Re:awesome! (Score:2, Insightful)
Re:awesome! (Score:2, Insightful)
Re:Poor energy density (Score:3, Insightful)
The energy density may be poor, but the fast recharge time may make up for it.
Nope, it won't. The recharge happens while you're doing other things -- like sleeping -- so the time savings are not worth trading 3/4ths of your range. 5-minute charging is also totally unrealistic -- see below.
Let's assume a pure EV using these batteries got a range of 150 miles, which is pretty lousy by most standards. The average commute is about 20 miles each way, or 200 miles a week.
150 miles would be a fantastic range for an EV with a modern battery. With the Toshiba modules in question, your range would be closer to 50 miles, if you're lucky. 150 miles is obviously enough for your own suggested "average commute" numbers of 20 miles each way. Range is expensive though -- you could save a lot of money by making do with a 75 or 100-mile range. Your own numbers suggest this might make sense even for your own case.
If the average commuter has to charge up twice a week instead of once a week, that's probably bearable if the charge time is 5 minutes instead of 30 minutes or overnight.
As you correctly surmise, overnight is how it works. You plug it in when you get home, and it's full every morning. It doesn't matter if it takes 5 minutes or 5 hours. Five-minute charging is a fantasy that's not going to be practical for decades, if ever.
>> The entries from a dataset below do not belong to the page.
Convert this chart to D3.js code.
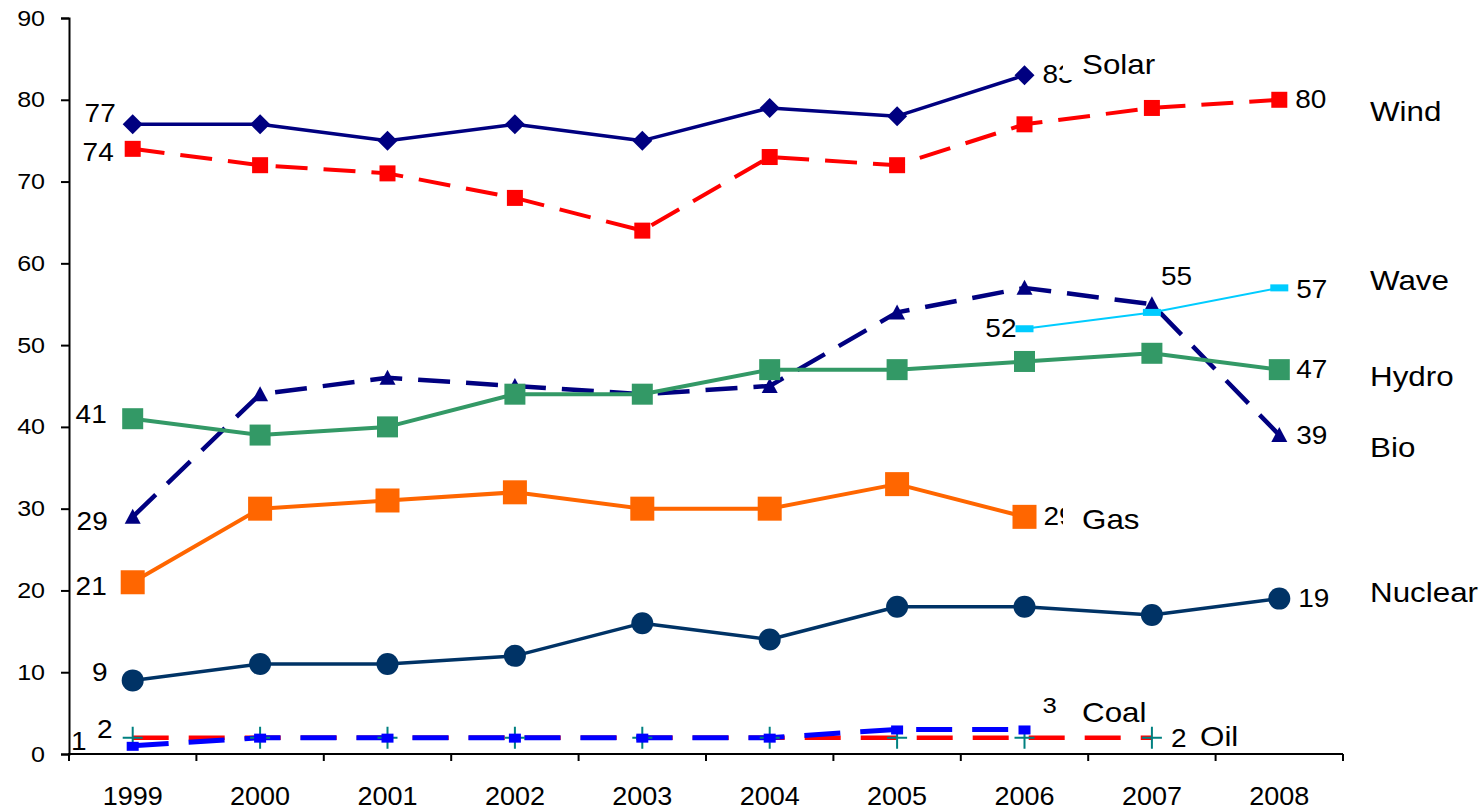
<!DOCTYPE html>
<html><head><meta charset="utf-8">
<script src="https://cdn.jsdelivr.net/npm/d3@7"></script>
<style>html,body{margin:0;padding:0;background:#fff;}svg{display:block;}</style>
</head><body>
<svg id="chart" width="1484" height="811"></svg>
<script>
// ---- data ----
const years = ["1999","2000","2001","2002","2003","2004","2005","2006","2007","2008"];
const yTicks = [0,10,20,30,40,50,60,70,80,90];
const solar   = [77,77,75,77,75,79,78,83,null,null];
const wind    = [74,72,71,68,64,73,72,77,79,80];
const bio     = [29,44,46,45,44,45,54,57,55,39];
const wave    = [null,null,null,null,null,null,null,52,54,57];
const hydro   = [41,39,40,44,44,47,47,48,49,47];
const gas     = [21,30,31,32,30,30,33,29,null,null];
const nuclear = [9,11,11,12,16,14,18,18,17,19];
const coal    = [1,2,2,2,2,2,3,3,null,null];
const oil     = [2,2,2,2,2,2,2,2,2,null];
const seriesNames = ["Solar","Wind","Bio","Wave","Hydro","Gas","Nuclear","Coal","Oil"];

// ---- layout / styles ----
const svg = d3.select("#chart");
const mLeft = 69, mRight = 1343, mTop = 18, mBottom = 754;
const x = d3.scaleBand().domain(years).range([mLeft, mRight]).padding(0);
const y = d3.scaleLinear().domain([0, 90]).range([mBottom, mTop]);
const cx = yr => x(yr) + x.bandwidth() / 2;
const FONT = "'Liberation Sans', Arial, sans-serif";

const styles = {
  Solar:   {data: solar,   color: "#000080", width: 3.5, dash: null,    marker: "diamond", size: 10},
  Wind:    {data: wind,    color: "#FF0000", width: 4,   dash: "32,16", marker: "square",  size: 16},
  Bio:     {data: bio,     color: "#000080", width: 4.5, dash: "32,16", marker: "triangle",size: 14},
  Wave:    {data: wave,    color: "#00CCFF", width: 2,   dash: null,    marker: "bar",     size: 18},
  Hydro:   {data: hydro,   color: "#339966", width: 4,   dash: null,    marker: "square",  size: 21},
  Gas:     {data: gas,     color: "#FF6600", width: 4,   dash: null,    marker: "square",  size: 24},
  Nuclear: {data: nuclear, color: "#003366", width: 3.5, dash: null,    marker: "circle",  size: 11},
  Coal:    {data: coal,    color: "#0000FF", width: 5,   dash: "36,20", marker: "rect",    size: 12},
  Oil:     {data: oil,     color: "#FF0000", width: 4.5, dash: "36,20", marker: "plus",    size: 10, markerColor: "#008080"}
};
const order = ["Oil","Coal","Nuclear","Gas","Bio","Hydro","Wave","Wind","Solar"];

// ---- axes ----
const yAxis = d3.axisLeft(y).tickValues(yTicks).tickSize(8).tickPadding(13);
const gy = svg.append("g").attr("transform", `translate(${mLeft},0)`).call(yAxis);
gy.select(".domain").attr("stroke", "#000").attr("stroke-width", 2);
gy.selectAll(".tick line").attr("stroke", "#000").attr("stroke-width", 2);
gy.selectAll(".tick text").attr("font-family", FONT).attr("font-size", 22).attr("fill", "#000")
  .attr("text-anchor", "end").attr("x", -21).attr("transform", "scale(1.14,1)");

const xAxis = d3.axisBottom(x).tickSize(0).tickPadding(0);
const gx = svg.append("g").attr("transform", `translate(0,${mBottom})`).call(xAxis);
gx.select(".domain").remove();
gx.selectAll(".tick text").attr("font-family", FONT).attr("font-size", 25).attr("fill", "#000")
  .attr("y", 51).attr("dy", 0).attr("transform", "scale(1.08,1)");
svg.append("line").attr("x1", mLeft - 1).attr("x2", mRight).attr("y1", mBottom).attr("y2", mBottom)
  .attr("stroke", "#000").attr("stroke-width", 2);
const edges = years.map(yr => x(yr)).concat([mRight]);
svg.append("g").selectAll("line").data(edges).join("line")
  .attr("x1", d => d).attr("x2", d => d).attr("y1", mBottom).attr("y2", mBottom + 7)
  .attr("stroke", "#000").attr("stroke-width", 2);

// ---- lines ----
const lineGen = d3.line().defined(d => d.v != null).x(d => cx(d.yr)).y(d => y(d.v));
order.forEach(name => {
  const s = styles[name];
  const pts = years.map((yr, i) => ({yr, v: s.data[i]}));
  svg.append("path").datum(pts).attr("d", lineGen)
    .attr("fill", "none").attr("stroke", s.color).attr("stroke-width", s.width)
    .attr("stroke-dasharray", s.dash).attr("stroke-linejoin", "round");
});

// ---- markers ----
order.forEach(name => {
  const s = styles[name];
  const pts = years.map((yr, i) => ({yr, v: s.data[i]})).filter(d => d.v != null);
  const g = svg.append("g");
  const mc = s.markerColor || s.color;
  pts.forEach(d => {
    const px = cx(d.yr), py = y(d.v), r = s.size;
    if (s.marker === "diamond") {
      g.append("path").attr("d", `M${px},${py-r}L${px+r},${py}L${px},${py+r}L${px-r},${py}Z`).attr("fill", mc);
    } else if (s.marker === "square") {
      g.append("rect").attr("x", px - r/2).attr("y", py - r/2).attr("width", r).attr("height", r).attr("fill", mc);
    } else if (s.marker === "triangle") {
      g.append("path").attr("d", `M${px},${py-r/2-1}L${px+r/2+1},${py+r/2}L${px-r/2-1},${py+r/2}Z`).attr("fill", mc);
    } else if (s.marker === "bar") {
      g.append("rect").attr("x", px - r/2).attr("y", py - 3.5).attr("width", r).attr("height", 7).attr("fill", mc);
    } else if (s.marker === "circle") {
      g.append("circle").attr("cx", px).attr("cy", py).attr("r", r).attr("fill", mc);
    } else if (s.marker === "rect") {
      g.append("rect").attr("x", px - r/2).attr("y", py - 4).attr("width", r).attr("height", 9).attr("fill", mc);
    } else if (s.marker === "plus") {
      g.append("path").attr("d", `M${px-r},${py}H${px+r}M${px},${py-r-1}V${py+r+1}`)
        .attr("stroke", mc).attr("stroke-width", 2).attr("fill", "none");
    }
  });
});

// ---- value labels (series, year index, anchor, dx, dy, size) ----
const valueLabels = [
  ["Solar",0,"end",-17,-2,25], ["Wind",0,"end",-19,12,25], ["Hydro",0,"end",-26,4,25],
  ["Bio",0,"end",-25,13,25], ["Gas",0,"end",-26,13,25], ["Nuclear",0,"end",-25,1,25],
  ["Coal",0,"end",-46,4,25], ["Oil",0,"end",-20,0,25],
  ["Solar",7,"start",18,8,25], ["Wind",9,"start",16,8,25], ["Wave",9,"start",17,10,25],
  ["Hydro",9,"start",17,8,25], ["Bio",9,"start",17,9,25], ["Nuclear",9,"start",19,8,25],
  ["Gas",7,"start",19,8,25], ["Wave",7,"end",-8,8,25], ["Bio",8,"start",9,-19,25],
  ["Coal",7,"start",18,-16,23], ["Oil",8,"start",19,9,25]
];
valueLabels.forEach(([name, i, anchor, dx, dy, fs]) => {
  const v = styles[name].data[i];
  const px = cx(years[i]) + dx, py = y(v) + dy;
  svg.append("text").attr("transform", `translate(${px},${py}) scale(1.12,1)`)
    .attr("text-anchor", anchor).attr("font-family", FONT).attr("font-size", fs).attr("fill", "#000")
    .text(v);
});

// ---- series name labels (with white boxes): [x, baseline, box padding] ----
const nameLabels = {
  Solar: [1082, 74, 19], Wind: [1370, 121, 10], Wave: [1370, 290, 10], Hydro: [1370, 386, 10],
  Bio: [1370, 457, 10], Gas: [1082, 529, 19], Nuclear: [1370, 602, 10], Coal: [1082, 722, 10],
  Oil: [1200, 746, 12]
};
seriesNames.forEach(name => {
  const [lx, ly, pad] = nameLabels[name];
  const g = svg.append("g");
  const t = g.append("text").attr("transform", `translate(${lx},${ly}) scale(1.12,1)`)
    .attr("font-family", FONT).attr("font-size", 28).attr("fill", "#000").text(name);
  const w = t.node().getComputedTextLength() * 1.12;
  g.insert("rect", "text").attr("x", lx - pad).attr("y", ly - 26).attr("width", w + pad + 4).attr("height", 32)
    .attr("fill", "#fff");
});
</script>
</body></html>
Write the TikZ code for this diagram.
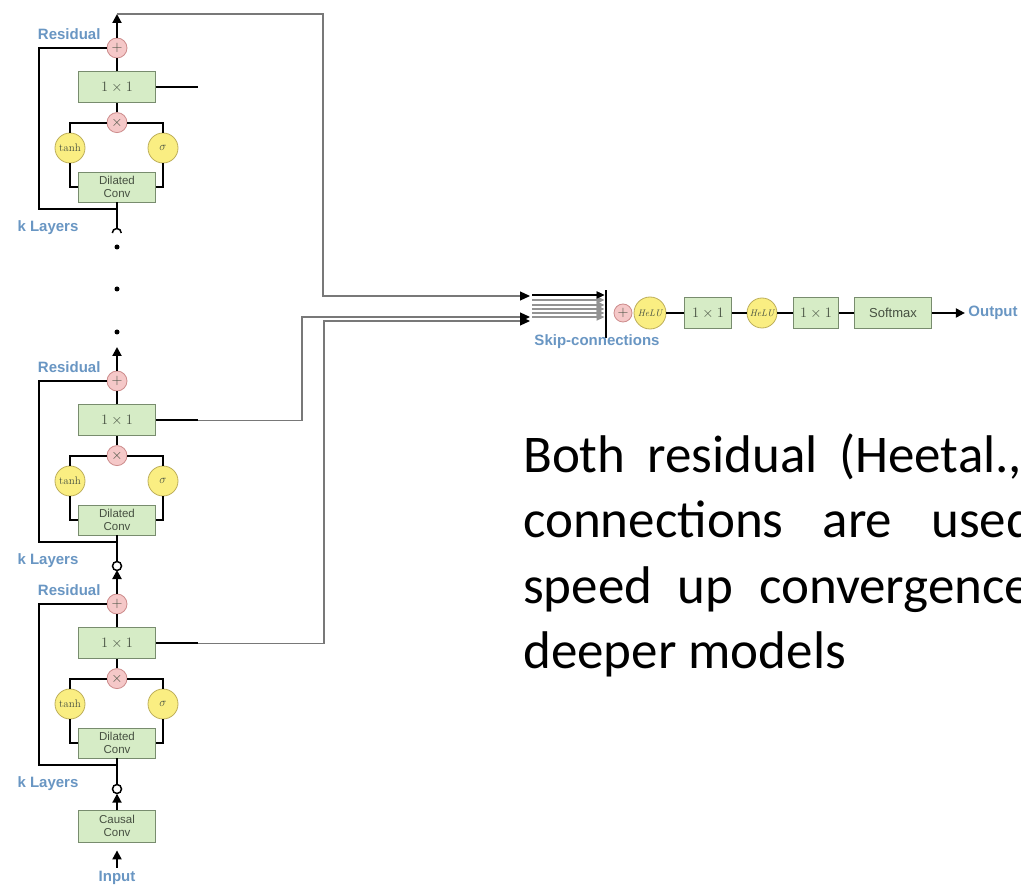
\documentclass[tikz,border=0pt]{standalone}
\usepackage{fontspec}
\newfontfamily\labelfont{Liberation Sans}
\newfontfamily\bodyfont{Carlito}
\usepackage{xcolor}
\definecolor{boxfill}{RGB}{214,236,198}
\definecolor{boxline}{RGB}{120,140,110}
\definecolor{boxtext}{RGB}{70,80,65}
\definecolor{pinkfill}{RGB}{245,200,200}
\definecolor{pinkline}{RGB}{205,140,140}
\definecolor{yelfill}{RGB}{250,238,130}
\definecolor{yelline}{RGB}{190,175,90}
\definecolor{lblblue}{RGB}{105,150,195}
\definecolor{skipgray}{RGB}{120,120,120}
\usetikzlibrary{arrows.meta, positioning}

\begin{document}
\begin{tikzpicture}[x=1pt, y=1pt,
    box/.style={draw=boxline, fill=boxfill, line width=0.8pt, inner sep=0pt,
                minimum width=77pt, minimum height=31pt, text=boxtext,
                font=\fontsize{15}{17}\selectfont},
    boxtxt/.style={font=\labelfont\fontsize{11.5}{13}\selectfont, align=center},
    addc/.style={circle, draw=pinkline, fill=pinkfill, line width=0.8pt, inner sep=0pt,
                 minimum size=20pt, text=boxtext, font=\fontsize{14}{16}\selectfont},
    gate/.style={circle, draw=yelline, fill=yelfill, line width=0.8pt, inner sep=0pt,
                 minimum size=30pt, text=boxtext, font=\fontsize{11}{13}\selectfont},
    lbl/.style={font=\labelfont\bfseries\fontsize{15}{17}\selectfont, text=lblblue},
    hop/.style={circle, inner sep=0pt, minimum size=9pt},
    wire/.style={line width=2pt},
    arr/.style={wire, -{Triangle[length=9pt,width=9pt]}},
    skipw/.style={line width=1.2pt, draw=skipgray, -{Triangle[length=10pt,width=9pt,color=black]}},
    bunch/.style={line width=2pt, draw=skipgray!80, -{Triangle[length=8pt,width=7pt]}}
  ]
  \clip (0,0) rectangle (1021,-885);
  \fill[white] (0,0) rectangle (1021,-885);

  % residual stacks
  \foreach \i/\p in {1/48, 2/381, 3/604} {
    \node[addc] (add\i) at (117,-\p) {$+$};
    \node[box] (mix\i) [below=13pt of add\i] {$1\times1$};
    \node[addc] (mul\i) [below=9pt of mix\i] {$\times$};
    \node[gate] (tanh\i) at (70,-\p-100) {tanh};
    \node[gate, font=\fontsize{13}{15}\selectfont] (sig\i) at (163,-\p-100) {$\sigma$};
    \node[box, boxtxt, minimum height=30pt] (dil\i) at (117,-\p-139) {Dilated\\Conv};
    \node[lbl, anchor=east] (res\i) at (104,-\p+14) {Residual};
    \node[lbl, anchor=west] (kl\i) at (14,-\p-180) {k Layers};
    \node[hop] (in\i) at (117,-\p-185) {};
    \coordinate (j\i) at (117,-\p-161);
    \coordinate (o\i) at (117,-\p+34);
    \draw[wire] (dil\i.south) -- (j\i) -- (in\i.north);
    \draw[wire] (j\i) -- ++(-78,0) |- (add\i.west);
    \draw[wire] (tanh\i.south) |- (dil\i.west);
    \draw[wire] (sig\i.south) |- (dil\i.east);
    \draw[wire] (tanh\i.north) |- (mul\i.west);
    \draw[wire] (sig\i.north) |- (mul\i.east);
    \draw[wire] (mul\i) -- (mix\i);
    \draw[wire] (mix\i) -- (add\i);
    \draw[arr] (add\i) -- (o\i);
    \draw[wire] (mix\i.east) -- ++(42,0) coordinate (s\i);
  }
  \draw[line width=1.5pt] (in1.west) arc[start angle=180, end angle=0, radius=4.5pt];
  \foreach \i in {2,3}
    \draw[line width=1.5pt, fill=white] (in\i) circle (4.5pt);
  \foreach \y in {247,289,332}
    \fill (117,-\y) circle (2.5pt);

  % input
  \node[box, boxtxt, minimum height=32pt] (causal) at (117,-826) {Causal\\Conv};
  \node[lbl] (input) at (117,-878) {Input};
  \draw[arr] (causal) -- (in3);
  \draw[arr, shorten >=8pt] (input) -- (causal);

  % skip connections
  \coordinate (t1) at (323,-14);
  \coordinate (k2) at (302,-317);
  \coordinate (k3) at (324,-321);
  \coordinate (ar1) at (530,-296);
  \coordinate (ar2) at (530,-317);
  \coordinate (ar3) at (530,-321);
  \draw[skipw] (o1) -- (t1) |- (ar1);
  \draw[skipw] (s2) -| (k2) -- (ar2);
  \draw[skipw] (s3) -| (k3) -- (ar3);

  \node[fill=black, inner sep=0pt, minimum width=2.5pt, minimum height=48pt] (bar) at (606,-314) {};
  \foreach \y [count=\n] in {295,300,305,309,313,317} {
    \coordinate (fa\n) at (532,-\y);
    \coordinate (fb\n) at (bar.west |- fa\n);
    \draw[bunch] (fa\n) -- (fb\n);
  }
  \draw[line width=2pt, -{Triangle[length=8pt,width=7pt]}] (fa1) -- (fb1);

  % output chain
  \node[addc, minimum size=18pt] (sum) at (623,-313) {$+$};
  \node[gate, minimum size=32pt, font=\fontsize{9.5}{11}\selectfont\itshape] (relu1) at (650,-313) {HeLU};
  \node[box, minimum width=47pt] (mixa) at (708,-313) {$1\times1$};
  \node[gate, font=\fontsize{9.5}{11}\selectfont\itshape] (relu2) at (762,-313) {HeLU};
  \node[box, minimum width=45pt] (mixb) at (816,-313) {$1\times1$};
  \node[box, boxtxt, font=\labelfont\fontsize{13}{15}\selectfont] (soft) at (893,-313) {Softmax};
  \node[lbl] (out) at (993,-313) {Output};
  \node[lbl] (skiplbl) at (597,-342) {Skip-connections};
  \draw[wire] (relu1) -- (mixa);
  \draw[wire] (mixa) -- (relu2);
  \draw[wire] (relu2) -- (mixb);
  \draw[wire] (mixb) -- (soft);
  \draw[arr] (soft) -- (out);

  % text
  \begin{scope}[every node/.style={anchor=base west, inner sep=0pt,
      font=\bodyfont\fontsize{53}{65}\selectfont}]
    \node (ln1) at (523,-472) {\makebox[499pt][s]{Both residual (Heetal.,}};
    \node (ln2) at (523,-537) {\makebox[511pt][s]{connections are used}};
    \node (ln3) at (523,-603) {\makebox[508pt][s]{speed up convergence}};
    \node (ln4) at (523,-668) {deeper models};
  \end{scope}
\end{tikzpicture}
\end{document}
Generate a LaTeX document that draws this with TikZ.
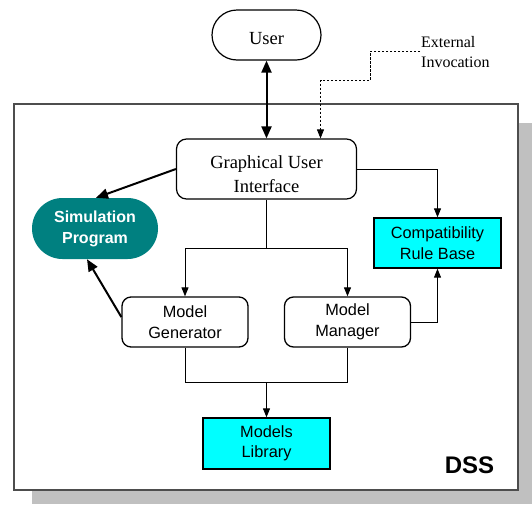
\documentclass[tikz,border=0pt]{standalone}
\usepackage{fontspec}
\setmainfont{Liberation Serif}
\setsansfont{Liberation Sans}
\usetikzlibrary{arrows.meta,shapes.misc}

\definecolor{shadowgray}{HTML}{C0C0C0}
\definecolor{frameline}{HTML}{4D4D4D}
\definecolor{simteal}{HTML}{008080}
\definecolor{storecyan}{HTML}{00FFFF}

\tikzset{
  serifbox/.style={draw, line width=1.2pt, fill=white, inner sep=0pt, align=center,
    font=\fontsize{18.5}{24}\selectfont},
  seriftext/.style={inner sep=0pt, align=center, font=\fontsize{18.5}{24}\selectfont},
  sansbox/.style={draw, line width=1.3pt, fill=white, inner sep=0pt, align=center,
    font=\sffamily\fontsize{16.3}{21}\selectfont,
    minimum width=126pt, minimum height=50pt, rounded corners=9pt},
  storebox/.style={draw, line width=1.3pt, fill=storecyan, inner sep=0pt, align=center,
    font=\sffamily\fontsize{16.3}{20.5}\selectfont,
    minimum width=127pt, minimum height=50pt},
  link/.style={line width=0.9pt, -{Triangle[length=9pt,width=7pt]}},
  plainlink/.style={line width=0.9pt},
  boldlink/.style={line width=2pt, -{Triangle[length=12pt,width=10pt]}},
  extlink/.style={line width=0.8pt, dash pattern=on 2.5pt off 1.5pt,
    -{Triangle[length=9pt,width=7pt]}},
}

\begin{document}
\begin{tikzpicture}[x=1pt,y=-1pt]
\useasboundingbox (0,0) rectangle (532,504);

% DSS frame with its drop shadow
\fill[shadowgray] (32,123) rectangle (532,504);
\draw[frameline, line width=1.4pt, fill=white] (14,104) rectangle (518,490);

% components
\node[serifbox, rounded rectangle, minimum width=109pt, minimum height=50pt]
  (user) at (266.5,35) {};
\node[seriftext] (usertext) at ([yshift=-4pt]user.center) {User};
\node[serifbox, rounded corners=10pt, minimum width=180pt, minimum height=60pt]
  (gui) at (266.5,169) {};
\node[seriftext] (guitext) at ([yshift=-5.5pt]gui.center) {Graphical User\\Interface};
\node[rounded rectangle, fill=simteal, text=white, inner sep=0pt, align=center,
  font=\sffamily\bfseries\fontsize{16}{21}\selectfont,
  minimum width=126pt, minimum height=61pt]
  (sim) at (95,228.5) {Simulation\\Program};
\node[sansbox] (gen) at (185,322) {Model\\Generator};
\node[sansbox] (man) at (347.5,322) {Model\\Manager};
\node[storebox] (crb) at (437.5,243) {Compatibility\\Rule Base};
\node[storebox, minimum height=51pt] (lib) at (266.5,443.5) {Models\\Library};

\node[anchor=west, inner sep=0pt, align=left, font=\fontsize{16}{20}\selectfont]
  (ext) at (421,52) {External\\Invocation};
\node[font=\sffamily\bfseries\fontsize{24}{28}\selectfont, inner sep=0pt]
  (dss) at (469.5,465) {DSS};

% connectors
\draw[boldlink, {Triangle[length=12pt,width=10pt]}-{Triangle[length=12pt,width=10pt]}]
  (user.south) -- (user.south |- gui.north);
\draw[extlink] ([xshift=-1pt,yshift=1pt]ext.west) -- ++(-50,0) -- ++(0,29) -| ([xshift=54pt]gui.north);
\draw[boldlink] (gui.west) -- ([xshift=1pt]sim.north);
\draw[boldlink] ([yshift=5pt]gen.west) -- ([xshift=-8pt]sim.south);

\path (gui.south) ++(0,49) coordinate (split);
\draw[plainlink] (gui.south) -- (split);
\draw[link] (split) -| (gen.north);
\draw[link] (split) -| (man.north);

\draw[link] (gui.east) -| (crb.north);
\draw[link] (man.east) -| (crb.south);

\path (gen.south) ++(0,35) coordinate (joinl);
\draw[plainlink] (gen.south) -- (joinl) -| (man.south);
\draw[link] (joinl -| lib.north) -- (lib.north);
\end{tikzpicture}
\end{document}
Fortunately, as your own numbers imply, it's not necessary for several standard deviations of human transportation.
Yes, it's different from the gasoline model we're used to. Change is scary. But the incredible performance of a modern EV, coupled with the convenience of having a full "tank" every morning and an energy efficiency equivalent to over 100 miles per gallon make for a compelling package.
Re:Cost as always is everything (Score:3, Insightful)
That being said, not destroying our planet is starting to matter to a larger number of people who are willing to take on the extra cost. I know I'd pay disproportionately more for an extremely efficient automobile. Combine these batteries with some of the new cheaper solar panels on a roof, and I could drive free indefinitely with only the carbon footprint of the original manufacturing.